Ottawa's Global Affairs Canada (GAC) is at the centre of a growing debate over Canada's identity as a nation committed to international peace and development — and critics say deep budget cuts are threatening to erase decades of diplomatic tradition.
A new report warns that the cuts mark an "end of Pearson's dream" — a reference to former Prime Minister Lester B. Pearson, the Nobel Peace Prize laureate who helped invent modern United Nations peacekeeping and shaped Canada's reputation as a honest broker on the world stage.
What's Being Cut
The reductions at GAC are expected to significantly reduce Canada's capacity for international development assistance and peacekeeping operations. According to the report, the budget cuts could hollow out the very programs that have long defined Canada as a compassionate global actor — one that shows up not just with trade deals, but with humanitarian aid, conflict mediation, and development funding for some of the world's most vulnerable populations.

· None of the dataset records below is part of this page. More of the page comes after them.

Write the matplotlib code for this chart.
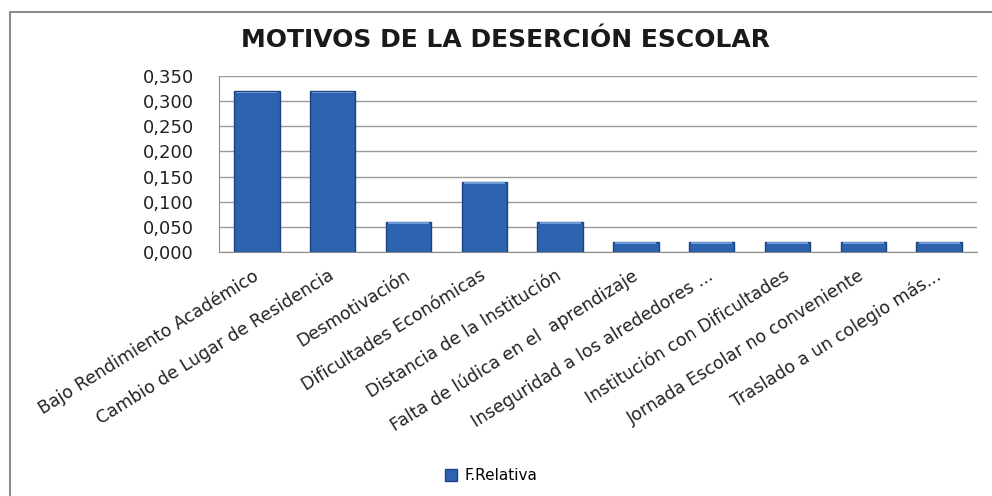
import matplotlib.pyplot as plt
from matplotlib.patches import Rectangle
from matplotlib.ticker import FuncFormatter
import numpy as np

categorias = [
    "Bajo Rendimiento Académico",
    "Cambio de Lugar de Residencia",
    "Desmotivación",
    "Dificultades Económicas",
    "Distancia de la Institución",
    "Falta de lúdica en el  aprendizaje",
    "Inseguridad a los alrededores ...",
    "Institución con Dificultades",
    "Jornada Escolar no conveniente",
    "Traslado a un colegio más...",
]
f_relativa = [0.32, 0.32, 0.06, 0.14, 0.06, 0.02, 0.02, 0.02, 0.02, 0.02]
ticks_y = [0.0, 0.05, 0.10, 0.15, 0.20, 0.25, 0.30, 0.35]

plt.rcParams['font.family'] = ['DejaVu Sans']

fig = plt.figure(figsize=(9.92, 4.96), dpi=100)
ax = fig.add_axes([219 / 992, 1 - 252 / 496, (977 - 219) / 992, (252 - 76) / 496])

x = np.arange(len(categorias))
barras = ax.bar(x, f_relativa, width=0.6, color="#2D62AE", edgecolor="#1B447F",
                linewidth=1.0, zorder=3, label="F.Relativa")
# franja clara arriba para imitar el bisel
for b in barras:
    ax.add_patch(Rectangle((b.get_x() + 0.03, b.get_height() - 0.0045), b.get_width() - 0.06, 0.0035,
                           color="#6A9AD8", zorder=4, linewidth=0))

ax.set_xlim(-0.5, len(categorias) - 0.5)
ax.set_ylim(0, 0.35)
ax.set_yticks(ticks_y)
ax.yaxis.set_major_formatter(FuncFormatter(lambda v, p: ("%.3f" % v).replace(".", ",")))
ax.grid(axis="y", color="#9A9A9A", linewidth=1.0, zorder=0)
ax.set_axisbelow(True)

for s in ["top", "right"]:
    ax.spines[s].set_visible(False)
ax.spines["left"].set_color("#8C8C8C")
ax.spines["bottom"].set_color("#8C8C8C")
ax.tick_params(axis="y", length=0, pad=18, labelsize=13, labelcolor="#222222")
ax.tick_params(axis="x", length=0, pad=16, labelsize=12.5, labelcolor="#222222")
ax.set_xticks(x)
ax.set_xticklabels(categorias, rotation=32, ha="right", va="center", rotation_mode="anchor")

fig.text(0.51, 1 - 40 / 496, "MOTIVOS DE LA DESERCIÓN ESCOLAR", ha="center", va="center",
         fontsize=18, fontweight="bold", color="#1A1A1A")

fig.legend(handles=[barras], labels=["F.Relativa"], loc="center", bbox_to_anchor=(0.495, 1 - 476 / 496),
           frameon=False, fontsize=11, handlelength=0.8, handleheight=0.8, handletextpad=0.5)

# borde del area del grafico
fig.patches.append(Rectangle((10 / 992, -0.1), 1.2, 1 - 12 / 496 + 0.1, transform=fig.transFigure,
                             fill=False, edgecolor="#8C8C8C", linewidth=1.5))

plt.savefig("out.png", dpi=100)
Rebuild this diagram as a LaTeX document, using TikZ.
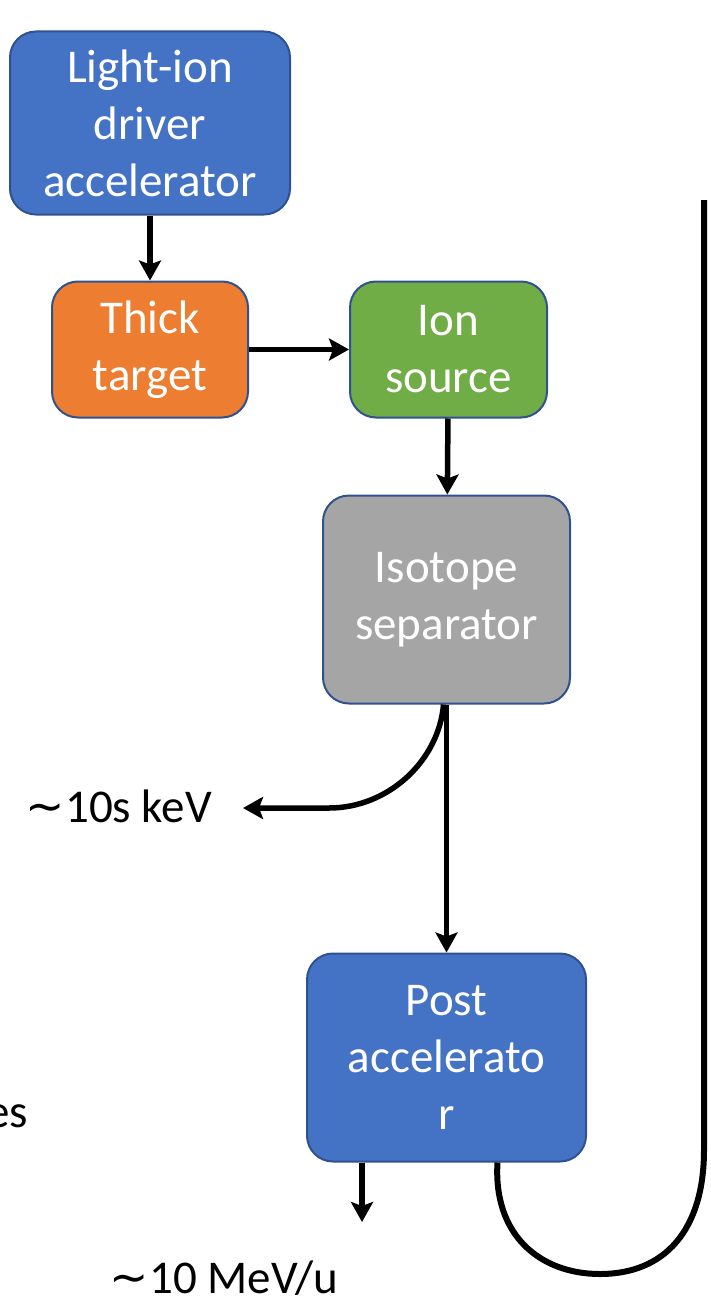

The shift, analysts say, is deliberate: away from multilateralism and soft power, and toward a more transactional foreign policy focused on trade relationships and defence alliances.
The Pearson Legacy at Stake
For Ottawans, the stakes feel especially personal. The capital is home to GAC's headquarters and thousands of foreign service officers, development workers, and policy staff whose careers have been built around Canada's internationalist mission. The Pearson Building on Sussex Drive — named after the former PM — has long symbolized that tradition.
Pearson's legacy isn't just symbolic. Canada's reputation as a peacekeeper earned it genuine goodwill internationally, opened doors in multilateral institutions, and gave smaller nations reason to trust Canadian diplomacy. Critics argue that gutting GAC doesn't just cost jobs in Ottawa — it costs Canada its seat at tables where influence is hard to buy back once lost.
A Shift in Priorities
The report frames the cuts as part of a broader reorientation of Canadian foreign policy. Rather than leading with development aid and conflict prevention, the emerging approach reportedly prioritizes economic self-interest and continental defence — likely accelerated by pressure from Canada's allies, particularly the United States, to boost NATO defence spending.
While defence investment isn't inherently problematic, analysts worry about what gets sacrificed in the trade-off. International development budgets, refugee resettlement programs, and peacekeeping contributions are often the first to go — and the hardest to rebuild.
What Comes Next
For Ottawa's large public service community — many of whom work at or alongside GAC — the cuts represent more than a budget line. They signal a potential identity shift for the country itself. Federal workers' unions and development advocates have already begun pushing back, calling on the government to protect Canada's international commitments.
Whether Ottawa's political class will heed those calls remains to be seen. But one thing is clear: the choices made at GAC in the coming months will define what kind of country Canada presents itself as to the world for years to come.